Lo último que recuerda el público español del gran Paul Newman es, probablemente, su papel de mafioso en “Camino a la perdición”, que le valió una nominación al Oscar como actor secundario. En los telediarios hablaban de sus últimas aportaciones al cine: el doblaje de un par de cintas de animación. Pero éstas no cuentan porque lo que queremos, lo que el público siempre ha querido, es ver a Paul Newman en persona. Así que su última verdadera interpretación está entre el secundario de “Camino a la perdición” y su doblaje para un corto de siete minutos incluido en el dvd de “Cars”. Me refiero a su personaje Max Roby, gruñón y adorable, en la mini serie de televisión “Empire Falls”, que rodó hace unos tres años. Por aquel papel obtuvo un Emmy y un Globo de Oro. Que yo sepa, nunca ha salido en dvd ni ninguna cadena de televisión la ha emitido (salvo, supongo, las cadenas de pago). En el verano del 2006 me hice con una copia y la disfruté después de leerme el libro de Richard Russo en el que se basa. Busco en mis archivos. Escribí un artículo sobre la serie (cuatro horas de duración: dos episodios) y rescato lo que dije entonces: “Soberbios están Woodward y Newman. Y Newman, con un papel breve y secundario, es capaz de comerse él solo a los demás actores. Cada vez que aparece en escena, corrobora uno que está ante un maestro. Uno de los más grandes. Un dios del celuloide”.
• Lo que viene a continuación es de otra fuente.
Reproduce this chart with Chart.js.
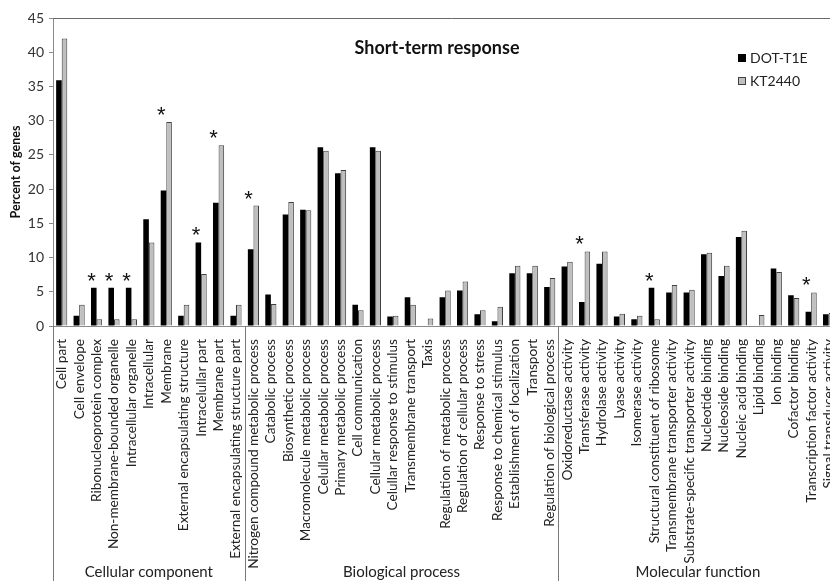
<!DOCTYPE html>
<html>
<head>
<meta charset="utf-8">
<script src="https://cdn.jsdelivr.net/npm/chart.js@4.4.1/dist/chart.umd.min.js"></script>
<style>
  html, body { margin: 0; padding: 0; background: #fff; overflow: hidden; }
  #wrap { width: 850px; height: 581px; }
</style>
</head>
<body>
<div id="wrap"><canvas id="chart" width="850" height="581"></canvas></div>
<script>
const categories = [
  "Cell part", "Cell envelope", "Ribonucleoprotein complex", "Non-membrane-bounded organelle",
  "Intracellular organelle", "Intracellular", "Membrane", "External encapsulating structure",
  "Intracelullar part", "Membrane part", "External encapsulating structure part",
  "Nitrogen compound metabolic process", "Catabolic process", "Biosynthetic process",
  "Macromolecule metabolic process", "Celullar metabolic process", "Primary metabolic process",
  "Cell communication", "Cellular metabolic process", "Celullar response to stimulus",
  "Transmembrane transport", "Taxis", "Regulation of metabolic process",
  "Regulation of cellular process", "Response to stress", "Response to chemical stimulus",
  "Establishment of localization", "Transport", "Regulation of biological process",
  "Oxidoreductase activity", "Transferase activity", "Hydrolase activity", "Lyase activity",
  "Isomerase activity", "Structural constituent of ribosome", "Transmembrane transporter activity",
  "Substrate-specific transporter activity", "Nucleotide binding", "Nucleoside binding",
  "Nucleic acid binding", "Lipid binding", "Ion binding", "Cofactor binding",
  "Transcription factor activity", "Signal transducer activity"
]

const dotT1E = [
  35.9, 1.5, 5.6, 5.6, 5.6, 15.6, 19.8, 1.5, 12.2, 18.0, 1.5,
  11.2, 4.6, 16.3, 17.0, 26.1, 22.3, 3.1, 26.1, 1.4, 4.2, 0, 4.2, 5.2, 1.7, 0.7, 7.7, 7.7, 5.7,
  8.7, 3.5, 9.1, 1.4, 1.0, 5.6, 4.9, 4.9, 10.5, 7.3, 13.0, 0, 8.4, 4.5, 2.1, 1.7
]

const kt2440 = [
  42.0, 3.1, 1.0, 1.0, 1.0, 12.2, 29.8, 3.1, 7.6, 26.4, 3.1,
  17.6, 3.2, 18.1, 16.9, 25.6, 22.8, 2.3, 25.6, 1.5, 3.1, 1.1, 5.2, 6.5, 2.3, 2.8, 8.8, 8.8, 7.0,
  9.4, 10.9, 10.9, 1.8, 1.5, 1.0, 6.0, 5.3, 10.7, 8.8, 13.9, 1.6, 7.9, 4.1, 4.9, 1.9
]

// categories marked with an asterisk
const significant = [2, 3, 4, 6, 8, 9, 11, 30, 34, 43]

const groupNames = ["Cellular component", "Biological process", "Molecular function"]
const groupSizes = [11, 18, 16]

const yTicks = [0, 5, 10, 15, 20, 25, 30, 35, 40, 45]

const FONT = "Lato, 'Open Sans', sans-serif"

const extras = {
  id: "extras",
  afterDraw(chart) {
    const { ctx, chartArea, scales } = chart
    const x = scales.x
    const y = scales.y
    const H = chart.height
    const W = chart.width
    ctx.save()

    // top frame line
    ctx.strokeStyle = "#6a6a6a"
    ctx.lineWidth = 1
    ctx.beginPath()
    ctx.moveTo(chartArea.left, Math.round(chartArea.top) + 0.5)
    ctx.lineTo(W, Math.round(chartArea.top) + 0.5)
    ctx.stroke()

    // group separators and labels
    const step = x.getPixelForValue(1) - x.getPixelForValue(0)
    ctx.strokeStyle = "#7a7a7a"
    let start = 0
    groupSizes.forEach((n, gi) => {
      const x0 = x.getPixelForValue(start) - step / 2
      const x1 = x.getPixelForValue(start + n - 1) + step / 2
      ctx.beginPath()
      ctx.moveTo(Math.round(x0) + 0.5, chartArea.bottom)
      ctx.lineTo(Math.round(x0) + 0.5, H)
      ctx.stroke()
      ctx.fillStyle = "#222"
      ctx.font = "15px " + FONT
      ctx.textAlign = "center"
      ctx.textBaseline = "middle"
      ctx.fillText(groupNames[gi], (x0 + x1) / 2, 572)
      start += n
    })

    // asterisks
    ctx.fillStyle = "#111"
    ctx.font = "22px 'Liberation Sans', sans-serif"
    ctx.textAlign = "center"
    ctx.textBaseline = "alphabetic"
    const m = ctx.measureText("*")
    const shift = (m.actualBoundingBoxAscent - m.actualBoundingBoxDescent) / 2
    significant.forEach(i => {
      const top = y.getPixelForValue(Math.max(dotT1E[i], kt2440[i]))
      ctx.fillText("*", x.getPixelForValue(i) - 5, top - 11 + shift)
    })

    // title
    ctx.fillStyle = "#111"
    ctx.font = "bold 18px " + FONT
    ctx.textAlign = "center"
    ctx.textBaseline = "middle"
    ctx.fillText("Short-term response", 437, 48)

    // legend
    ctx.font = "14px " + FONT
    ctx.textAlign = "left"
    ctx.fillStyle = "#000"
    ctx.fillRect(738, 54, 8, 8)
    ctx.fillStyle = "#bfbfbf"
    ctx.fillRect(738, 77, 8, 8)
    ctx.strokeStyle = "#404040"
    ctx.strokeRect(738.5, 77.5, 7, 7)
    ctx.fillStyle = "#222"
    ctx.fillText("DOT-T1E", 750, 58)
    ctx.fillText("KT2440", 750, 81)

    ctx.restore()
  }
}

new Chart(document.getElementById("chart"), {
  type: "bar",
  data: {
    labels: categories,
    datasets: [
      {
        label: "DOT-T1E",
        data: dotT1E,
        backgroundColor: "#000",
        borderWidth: 0,
        categoryPercentage: 0.64,
        barPercentage: 1.0
      },
      {
        label: "KT2440",
        data: kt2440,
        backgroundColor: "#bfbfbf",
        borderColor: "#404040",
        borderWidth: 1,
        categoryPercentage: 0.64,
        barPercentage: 1.0
      }
    ]
  },
  options: {
    responsive: false,
    animation: false,
    devicePixelRatio: 1,
    layout: { padding: { top: 18, right: 8, left: 0, bottom: 0 } },
    plugins: {
      legend: { display: false },
      tooltip: { enabled: false }
    },
    scales: {
      x: {
        grid: { display: false },
        border: { display: true, color: "#8a8a8a" },
        ticks: {
          color: "#222",
          font: { family: FONT, size: 13.6 },
          minRotation: 90,
          maxRotation: 90,
          autoSkip: false,
          padding: 5
        },
        afterFit: s => { s.height = 255 }
      },
      y: {
        min: 0,
        max: 45,
        afterBuildTicks: s => { s.ticks = yTicks.map(v => ({ value: v })) },
        grid: { drawOnChartArea: false, drawTicks: true, tickLength: 4, color: "#8a8a8a" },
        border: { display: true, color: "#8a8a8a" },
        ticks: {
          color: "#333",
          font: { family: FONT, size: 14 },
          padding: 5
        },
        title: {
          display: true,
          text: "Percent of genes",
          color: "#111",
          font: { family: FONT, size: 12.5, weight: "bold" },
          padding: { top: 8, bottom: 2 }
        },
        afterFit: s => { s.width = 53 }
      }
    }
  },
  plugins: [extras]
})
</script>
</body>
</html>
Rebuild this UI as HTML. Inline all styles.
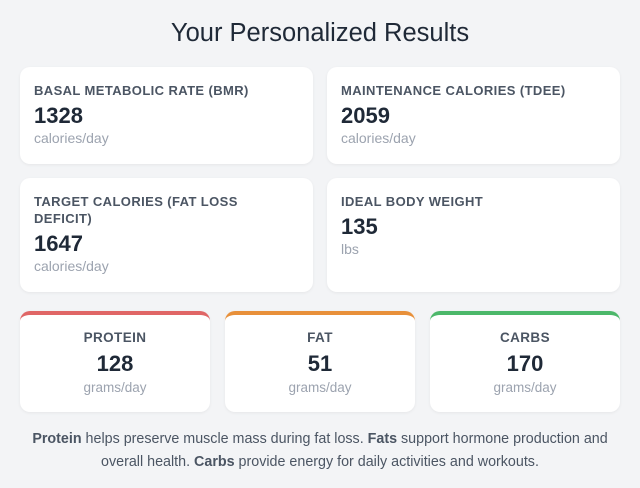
<!DOCTYPE html>
<html><head><style>
*{margin:0;padding:0;box-sizing:border-box}
body{width:640px;height:488px;background:#f3f4f6;font-family:"Liberation Sans",sans-serif;position:relative;overflow:hidden;color:#1f2937}
.t{position:absolute;top:19px;left:0;width:640px;text-align:center;font-size:25.5px;color:#1f2937}
.c{position:absolute;background:#fff;border-radius:10px;box-shadow:0 1px 3px rgba(0,0,0,.06);padding:15px 14px}
.l{font-size:13px;font-weight:bold;color:#4b5563;letter-spacing:.4px;line-height:17px}
.v{font-size:22px;font-weight:bold;color:#1f2937;line-height:26px;margin-top:4px}
.u{font-size:14px;color:#9ca3af;line-height:18px}
.m{position:absolute;top:311px;width:190px;height:101px;background:#fff;border-radius:10px;text-align:center;padding-top:14px;box-shadow:0 1px 3px rgba(0,0,0,.06)}
.m .l{font-size:13.5px}
.m .v{margin-top:5px;font-size:22px}
.m .u{margin-top:2px;font-size:13.5px}
.p{position:absolute;top:428px;left:10px;width:620px;text-align:center;font-size:14.3px;line-height:23px;color:#4b5563}
</style></head><body>
<div class="t">Your Personalized Results</div>
<div class="c" style="left:20px;top:67px;width:293px;height:97px"><div class="l">BASAL METABOLIC RATE (BMR)</div><div class="v">1328</div><div class="u">calories/day</div></div>
<div class="c" style="left:327px;top:67px;width:293px;height:97px"><div class="l">MAINTENANCE CALORIES (TDEE)</div><div class="v">2059</div><div class="u">calories/day</div></div>
<div class="c" style="left:20px;top:178px;width:293px;height:114px"><div class="l">TARGET CALORIES (FAT LOSS<br>DEFICIT)</div><div class="v">1647</div><div class="u">calories/day</div></div>
<div class="c" style="left:327px;top:178px;width:293px;height:114px"><div class="l">IDEAL BODY WEIGHT</div><div class="v">135</div><div class="u">lbs</div></div>
<div class="m" style="left:20px;border-top:4px solid #e06666"><div class="l">PROTEIN</div><div class="v">128</div><div class="u">grams/day</div></div>
<div class="m" style="left:225px;border-top:4px solid #e8903a"><div class="l">FAT</div><div class="v">51</div><div class="u">grams/day</div></div>
<div class="m" style="left:430px;border-top:4px solid #4cb86a"><div class="l">CARBS</div><div class="v">170</div><div class="u">grams/day</div></div>
<div class="p"><b>Protein</b> helps preserve muscle mass during fat loss. <b>Fats</b> support hormone production and<br>overall health. <b>Carbs</b> provide energy for daily activities and workouts.</div>
</body></html>
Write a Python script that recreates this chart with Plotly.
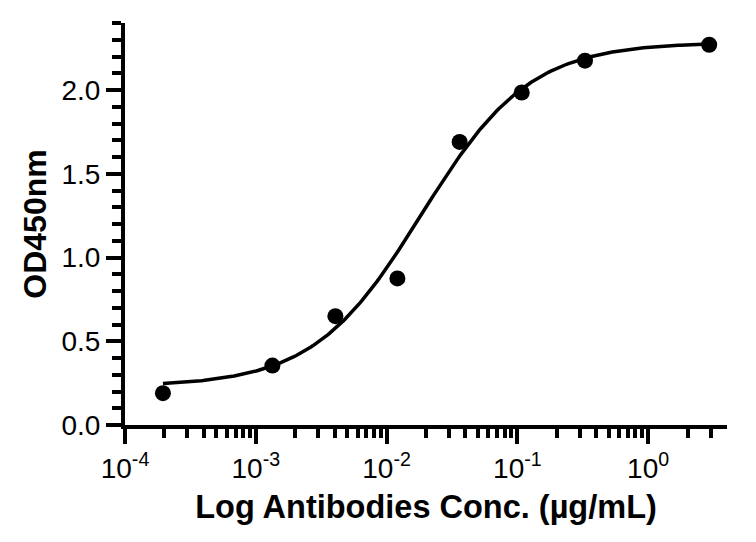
import numpy as np
import plotly.graph_objects as go

# Data
conc = [1.95e-4, 1.34e-3, 4.06e-3, 0.0121, 0.0362, 0.108, 0.329, 2.93]
od450 = [0.19, 0.355, 0.65, 0.875, 1.69, 1.985, 2.175, 2.27]

# 4PL fit parameters
fit_bottom = 0.23
fit_top = 2.285
fit_ec50 = 0.0185
fit_hill = 1.05

x_tick_vals = [1e-4, 1e-3, 1e-2, 1e-1, 1e0]
x_tick_text = ["10<sup>-4</sup>", "10<sup>-3</sup>", "10<sup>-2</sup>", "10<sup>-1</sup>", "10<sup>0</sup>"]
x_minor_vals = [m * 10.0 ** e for e in range(-4, 0) for m in range(2, 10)] + [2.0, 3.0]
y_tick_vals = [0.0, 0.5, 1.0, 1.5, 2.0]
y_tick_text = ["0.0", "0.5", "1.0", "1.5", "2.0"]

xc = np.logspace(np.log10(conc[0]), np.log10(conc[-1]), 300)
yc = fit_bottom + (fit_top - fit_bottom) / (1 + (fit_ec50 / xc) ** fit_hill)

fig = go.Figure()
fig.add_trace(go.Scatter(x=xc, y=yc, mode="lines",
                         line=dict(color="black", width=3.5), showlegend=False))
fig.add_trace(go.Scatter(x=conc, y=od450, mode="markers",
                         marker=dict(color="black", size=16), showlegend=False))

font = "Liberation Sans, Arial, sans-serif"
# page body has an 8px default margin, so the figure is sized to fit inside it
fig.update_layout(
    width=740, height=526,
    margin=dict(l=117, r=21, t=15, b=109),
    paper_bgcolor="white", plot_bgcolor="white",
    font=dict(family=font, color="black"),
)
fig.update_xaxes(
    type="log", range=[-4, 0.603], automargin=False,
    showgrid=False, zeroline=False,
    showline=True, linecolor="black", linewidth=4,
    ticks="outside", ticklen=15, tickwidth=4, tickcolor="black",
    tickmode="array", tickvals=x_tick_vals, ticktext=x_tick_text,
    tickfont=dict(size=28, family=font),
    minor=dict(tickmode="array", tickvals=x_minor_vals, ticks="outside",
               ticklen=9, tickwidth=4, tickcolor="black", showgrid=False),
    title=dict(text="<b>Log Antibodies Conc. (µg/mL)</b>",
               font=dict(size=32.5, family=font), standoff=14),
)
fig.update_yaxes(
    range=[0, 2.4], automargin=False,
    showgrid=False, zeroline=False,
    showline=True, linecolor="black", linewidth=4,
    ticks="outside", ticklen=15, tickwidth=4, tickcolor="black",
    tickmode="array", tickvals=y_tick_vals, ticktext=y_tick_text,
    tickfont=dict(size=28, family=font),
    minor=dict(dtick=0.1, ticks="outside", ticklen=9, tickwidth=4,
               tickcolor="black", showgrid=False),
    title=dict(text="<b>OD450nm</b>", font=dict(size=32, family=font), standoff=6),
)
fig.write_html("out.html")
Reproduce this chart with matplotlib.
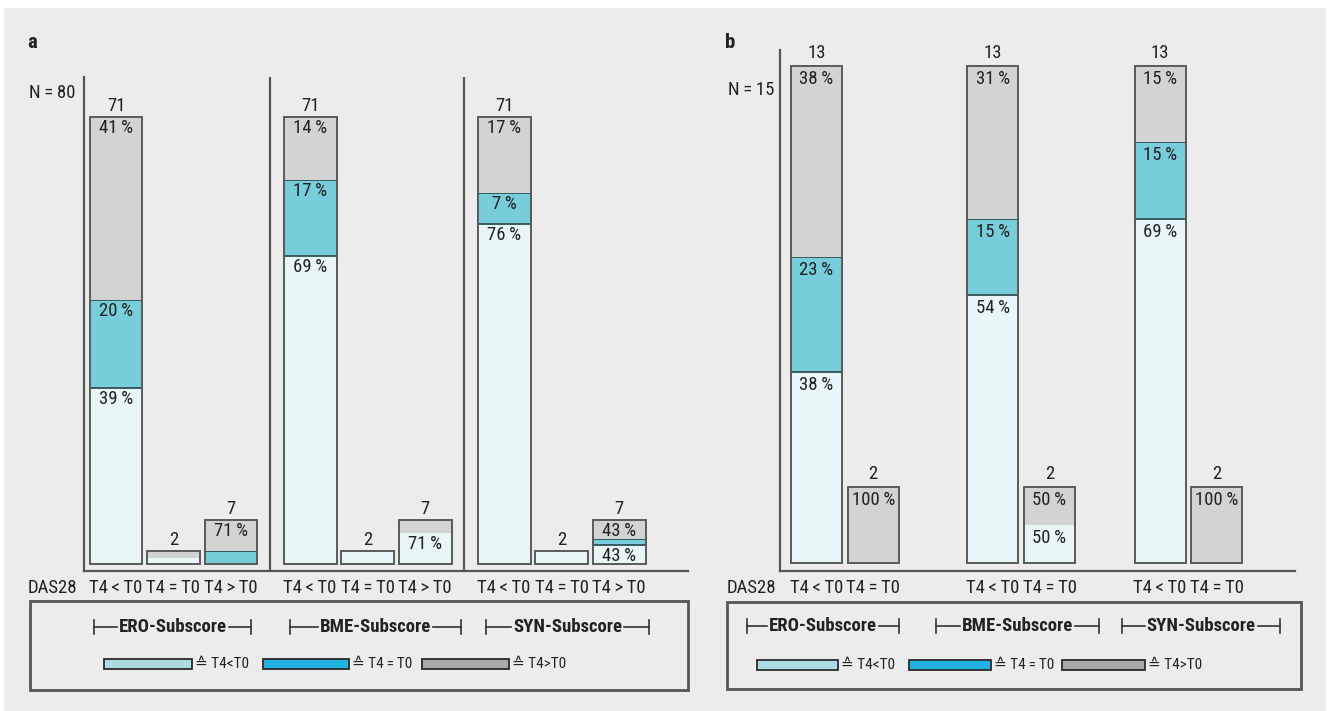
import matplotlib
matplotlib.use("Agg")
import matplotlib.pyplot as plt
from matplotlib.patches import Rectangle
from matplotlib.lines import Line2D
from matplotlib import font_manager

# ---------------- data ----------------
subscores = ["ERO-Subscore", "BME-Subscore", "SYN-Subscore"]
das_classes_a = ["T4\u2009<\u2009T0", "T4\u2009=\u2009T0", "T4\u2009>\u2009T0"]
das_classes_b = ["T4\u2009<\u2009T0", "T4\u2009=\u2009T0"]
change_labels = ["\u2259 T4<T0", "\u2259 T4\u2009=\u2009T0", "\u2259 T4>T0"]
n_total_a = 80
n_total_b = 15

# patients per subscore (rows) and DAS28 class (columns) whose subscore
# went down (T4<T0), stayed (T4=T0) or went up (T4>T0)
a_lower = [[28, 1, 0], [49, 2, 5], [54, 2, 3]]
a_equal = [[14, 0, 2], [12, 0, 0], [5, 0, 1]]
a_higher = [[29, 1, 5], [10, 0, 2], [12, 0, 3]]

b_lower = [[5, 0], [7, 1], [9, 0]]
b_equal = [[3, 0], [2, 0], [2, 0]]
b_higher = [[5, 2], [4, 1], [2, 2]]

# ---------------- style ----------------
W, H = 1330, 711
names = {f.name for f in font_manager.fontManager.ttflist}
for cand in ["Liberation Sans Narrow", "Roboto Condensed", "Open Sans Condensed", "Roboto"]:
    if cand in names:
        base = cand
        break
else:
    base = "Liberation Sans"
FAM = [base, "DejaVu Sans"]
plt.rcParams["font.family"] = FAM
plt.rcParams["text.color"] = "#222222"
FS = 13.5

seg_colors = ["#e9f6f8", "#77cdd9", "#d2d4d4"]
legend_colors = ["#a9dbe0", "#22b1e0", "#a9abab"]
line_col = "#555555"
bg = "#ececec"

fig = plt.figure(figsize=(W / 100, H / 100), dpi=100)
fig.patch.set_facecolor("white")


def px(x, y):
    return x / W, 1 - y / H


def frame_axes(left, right, bottom, top):
    ax = fig.add_axes([left / W, 1 - bottom / H, (right - left) / W, (bottom - top) / H])
    ax.set_facecolor("none")
    for s in ("top", "right"):
        ax.spines[s].set_visible(False)
    for s in ("left", "bottom"):
        ax.spines[s].set_color(line_col)
        ax.spines[s].set_linewidth(1.6)
    ax.set_yticks([])
    ax.tick_params(axis="x", length=0, pad=6, labelsize=FS, colors="#222222")
    return ax


fig.add_artist(Rectangle(px(4, H), (W - 8) / W, (H - 8) / H, transform=fig.transFigure,
                         facecolor=bg, edgecolor="none", zorder=-10))


def draw_panel(ax, lower, equal, higher, classes, group_x, width, lab_off, cnt_off):
    ppu = ax.transData.transform((0, 1))[1] - ax.transData.transform((0, 0))[1]
    ticks, ticklabels = [], []
    for g, gx in enumerate(group_x):
        for k, cls in enumerate(classes):
            x = gx + k
            ticks.append(x)
            ticklabels.append(cls)
            segs = [lower[g][k], equal[g][k], higher[g][k]]
            n = sum(segs)
            bottom = 0
            for s, val in enumerate(segs):
                if val == 0:
                    continue
                ax.bar(x, val, width, bottom=bottom, color=seg_colors[s],
                       edgecolor="#2f4f55" if s == 1 else "none",
                       linewidth=1.3, zorder=2)
                if val * ppu >= 18:
                    ax.annotate(f"{round(100 * val / n)}\u2009%", (x, bottom + val),
                                xytext=(0, -lab_off), textcoords="offset pixels",
                                ha="center", va="center", fontsize=FS, zorder=5)
                bottom += val
            ax.bar(x, n, width, fill=False, edgecolor="#5a5a5a", linewidth=1.4, zorder=3)
            ax.annotate(str(n), (x, n), xytext=(0, cnt_off), textcoords="offset pixels",
                        ha="center", va="center", fontsize=FS)
    ax.set_xticks(ticks, ticklabels)


# ---------------- panel a ----------------
ax_a = frame_axes(84, 688, 571, 77)
ppu_a = (564 - 117) / 71
ax_a.set_ylim(-7 / ppu_a, (564 - 77) / ppu_a)
pitch_a = 57.5
ax_a.set_xlim((84 - 116) / pitch_a, (688 - 116) / pitch_a)
group_x_a = [0, 3.375, 6.75]
for gx in group_x_a[1:]:
    ax_a.axvline(gx - 0.69, color=line_col, linewidth=1.6)
draw_panel(ax_a, a_lower, a_equal, a_higher, das_classes_a, group_x_a, 0.92, 11, 11)

# ---------------- panel b ----------------
ax_b = frame_axes(780, 1295, 571, 50)
ppu_b = (563 - 66) / 13
ax_b.set_ylim(-8 / ppu_b, (563 - 50) / ppu_b)
pitch_b = 56.7
ax_b.set_xlim((780 - 816.5) / pitch_b, (1295 - 816.5) / pitch_b)
group_x_b = [0, 3.11, 6.06]
draw_panel(ax_b, b_lower, b_equal, b_higher, das_classes_b, group_x_b, 0.9, 13, 13)

# ---------------- annotations ----------------
fig.text(*px(27, 42), "a", fontsize=15, fontweight="bold", ha="left", va="center")
fig.text(*px(725, 42), "b", fontsize=15, fontweight="bold", ha="left", va="center")
fig.text(*px(52, 93), "N\u2009=\u2009" + str(n_total_a), fontsize=FS, ha="center", va="center")
fig.text(*px(751, 90), "N\u2009=\u2009" + str(n_total_b), fontsize=FS, ha="center", va="center")
fig.text(*px(52, 588), "DAS28", fontsize=FS, ha="center", va="center")
fig.text(*px(751, 588), "DAS28", fontsize=FS, ha="center", va="center")

# legend frames
for (x0, y0, x1, y1) in [(30, 601, 688, 690), (727, 602, 1301, 689)]:
    fig.add_artist(Rectangle(px(x0, y1), (x1 - x0) / W, (y1 - y0) / H, transform=fig.transFigure,
                             facecolor="none", edgecolor=line_col, linewidth=2.0))

renderer = fig.canvas.get_renderer()


def bracket(x0, x1, y, label):
    t = fig.text(*px((x0 + x1) / 2, y), label, fontsize=13.5, fontweight="bold",
                 ha="center", va="center")
    bb = t.get_window_extent(renderer)
    kw = dict(transform=fig.transFigure, color="#333333", linewidth=1.2)
    for xa, xb in [(x0, bb.x0 - 2), (bb.x1 + 2, x1)]:
        fig.add_artist(Line2D([xa / W, xb / W], [1 - y / H] * 2, **kw))
    for xe in (x0, x1):
        fig.add_artist(Line2D([xe / W] * 2, [1 - (y - 7) / H, 1 - (y + 7) / H], **kw))


def legend_key(x0, x1, y, color, label):
    fig.add_artist(Rectangle(px(x0, y + 5), (x1 - x0) / W, 10 / H, transform=fig.transFigure,
                             facecolor=color, edgecolor="#2b2b2b", linewidth=1.3))
    fig.text(*px(x1 + 3, y), label, fontsize=11, ha="left", va="center")


for (x0, x1), lab in zip([(94, 251), (290, 461), (486, 649)], subscores):
    bracket(x0, x1, 627, lab)
for (x0, x1), lab in zip([(747, 899), (936, 1099), (1122, 1280)], subscores):
    bracket(x0, x1, 626, lab)

for (x0, x1), col, lab in zip([(104, 192), (263, 349), (422, 509)], legend_colors, change_labels):
    legend_key(x0, x1, 664, col, lab)
for (x0, x1), col, lab in zip([(757, 838), (909, 991), (1062, 1145)], legend_colors, change_labels):
    legend_key(x0, x1, 665, col, lab)

fig.savefig("out.png", dpi=100, facecolor=fig.get_facecolor())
A pesar de eso, no conozco a nadie que desde entonces haya seguido mi recomendación y la haya visto. Y lo más probable es que, a raíz de su muerte, se apresuren ahora a editarla en dvd en España o a emitirla por televisión. Es así. Es la maquinaria de consumo que lleva aparejada la muerte en estos tiempos. Consigan una copia como sea, porque esa es la auténtica última interpretación de Newman y él solo le da una lección a todo el reparto. Pero retrocedamos un poco. Antaño iba al cine a ver cualquier cosa que este actor gigante hiciera: desde las que yo considero grandes películas (la citada “Camino a la perdición”, “Ni un pelo de tonto” o “El gran salto”) hasta las que no harán historia pero cuentan con el broche de oro de tenerlo a él (“Mensaje en una botella”, “Al caer el sol”, “Creadores de sombras” o “El escándalo Blaze”). Una película tan ñoña como “Mensaje en una botella” merece la pena porque sale Newman haciendo de padre del personaje de Kevin Costner. Soporté aquella cinta sólo por él, que la elevaba de la mediocridad cada vez que salía en pantalla. Paul Newman es uno de los iconos absolutos de mi niñez, la clase de estrella que uno sueña con imitar en la infancia, el tipo simpático, granuja, duro y guapo de “El golpe”, “El juez de la horca”, “Dos hombres y un destino”, “La leyenda del indomable”, “Harper”, “El premio”, “El buscavidas”, “Marcado por el odio”… Porque, ¿qué hombre no ha querido ser Paul Newman? ¿Y qué mujer no ha querido intimar con él? Este actor siempre despidió la clase de energía de los grandes, ya fuera para hacernos reír (“El castañazo”) o para emocionarnos (“El color del dinero”).
A su talento, su carisma y su belleza, indiscutibles, se unía su humanidad. Es raro que, en un lugar de tentación como Hollywood, dos actores estén unidos durante tantos años. Paul Newman y Joanne Woodward eran uña y carne, la clase de amor envidiable que abarca décadas. Su corazón le llevó a amar así y a luchar por diversas causas humanitarias. Se retiró a morir a casa, para estar con su gente. Con dignidad, con elegancia, sin armar jaleo, aceptando que hasta las estrellas caen. Abandonó el hospital para esperar a la Muerte en su lecho. Y seguro que también la sedujo.